══ Stored data ══

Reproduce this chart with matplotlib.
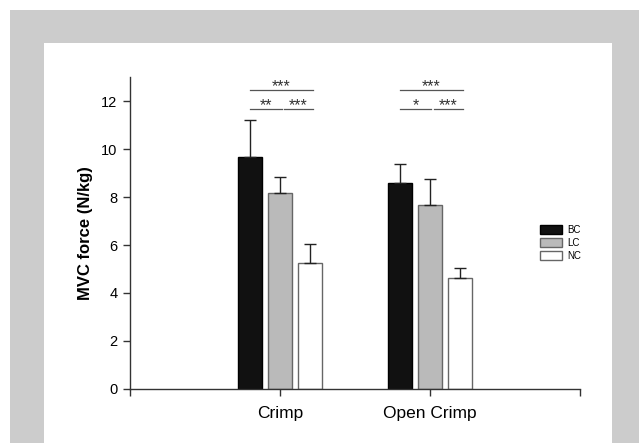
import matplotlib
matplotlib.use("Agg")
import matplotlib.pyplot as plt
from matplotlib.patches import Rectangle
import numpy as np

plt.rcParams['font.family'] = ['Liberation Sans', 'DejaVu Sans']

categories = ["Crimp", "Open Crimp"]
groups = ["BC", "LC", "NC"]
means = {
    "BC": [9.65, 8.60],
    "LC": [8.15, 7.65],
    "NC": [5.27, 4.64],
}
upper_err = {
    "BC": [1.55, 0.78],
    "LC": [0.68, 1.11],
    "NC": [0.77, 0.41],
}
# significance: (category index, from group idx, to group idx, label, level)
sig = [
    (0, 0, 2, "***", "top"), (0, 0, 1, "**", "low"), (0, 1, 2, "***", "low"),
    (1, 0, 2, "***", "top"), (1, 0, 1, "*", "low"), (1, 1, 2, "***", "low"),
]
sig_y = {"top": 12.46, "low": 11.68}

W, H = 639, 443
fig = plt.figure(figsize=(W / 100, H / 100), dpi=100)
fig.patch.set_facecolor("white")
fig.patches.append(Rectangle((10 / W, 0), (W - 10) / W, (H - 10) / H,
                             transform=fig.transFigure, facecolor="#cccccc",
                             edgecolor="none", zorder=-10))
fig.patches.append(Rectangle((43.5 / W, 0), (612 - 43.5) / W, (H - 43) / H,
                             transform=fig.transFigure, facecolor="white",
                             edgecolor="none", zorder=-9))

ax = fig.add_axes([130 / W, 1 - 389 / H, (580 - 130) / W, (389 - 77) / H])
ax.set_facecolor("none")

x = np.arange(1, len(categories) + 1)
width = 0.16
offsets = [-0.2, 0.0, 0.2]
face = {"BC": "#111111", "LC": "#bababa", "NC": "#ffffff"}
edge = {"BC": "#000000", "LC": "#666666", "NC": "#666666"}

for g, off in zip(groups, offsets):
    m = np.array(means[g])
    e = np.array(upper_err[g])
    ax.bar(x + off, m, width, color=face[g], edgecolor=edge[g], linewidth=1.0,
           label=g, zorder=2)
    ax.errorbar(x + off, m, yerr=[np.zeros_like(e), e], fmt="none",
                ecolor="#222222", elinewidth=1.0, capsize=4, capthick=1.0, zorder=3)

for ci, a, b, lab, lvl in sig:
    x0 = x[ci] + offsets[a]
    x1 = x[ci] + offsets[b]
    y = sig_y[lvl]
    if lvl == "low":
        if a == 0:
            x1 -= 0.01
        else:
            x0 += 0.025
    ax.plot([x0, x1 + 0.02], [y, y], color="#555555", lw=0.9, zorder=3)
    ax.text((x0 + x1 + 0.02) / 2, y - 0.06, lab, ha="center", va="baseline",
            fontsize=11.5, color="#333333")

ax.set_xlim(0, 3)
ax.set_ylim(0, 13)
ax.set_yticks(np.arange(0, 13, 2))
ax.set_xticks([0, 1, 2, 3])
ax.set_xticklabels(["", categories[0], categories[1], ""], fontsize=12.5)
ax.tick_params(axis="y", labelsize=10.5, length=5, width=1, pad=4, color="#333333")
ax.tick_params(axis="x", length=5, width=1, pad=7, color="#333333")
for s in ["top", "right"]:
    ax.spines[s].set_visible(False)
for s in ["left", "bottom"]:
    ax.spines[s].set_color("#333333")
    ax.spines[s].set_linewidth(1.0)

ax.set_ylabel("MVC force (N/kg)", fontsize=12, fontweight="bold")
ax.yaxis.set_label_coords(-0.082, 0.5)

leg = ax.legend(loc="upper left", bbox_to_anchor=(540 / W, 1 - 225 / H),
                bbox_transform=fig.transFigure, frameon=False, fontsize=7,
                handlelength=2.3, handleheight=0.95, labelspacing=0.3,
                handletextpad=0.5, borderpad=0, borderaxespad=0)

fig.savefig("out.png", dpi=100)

═══

Exercise goal
Up to and including the line containing "plt.rcParams['font.family'] = ['Liberation", repeat every line from the start of the data, but none of the pictures.

Response for this exercise
Reproduce this chart with matplotlib.
import matplotlib
matplotlib.use("Agg")
import matplotlib.pyplot as plt
from matplotlib.patches import Rectangle
import numpy as np

plt.rcParams['font.family'] = ['Liberation Sans', 'DejaVu Sans']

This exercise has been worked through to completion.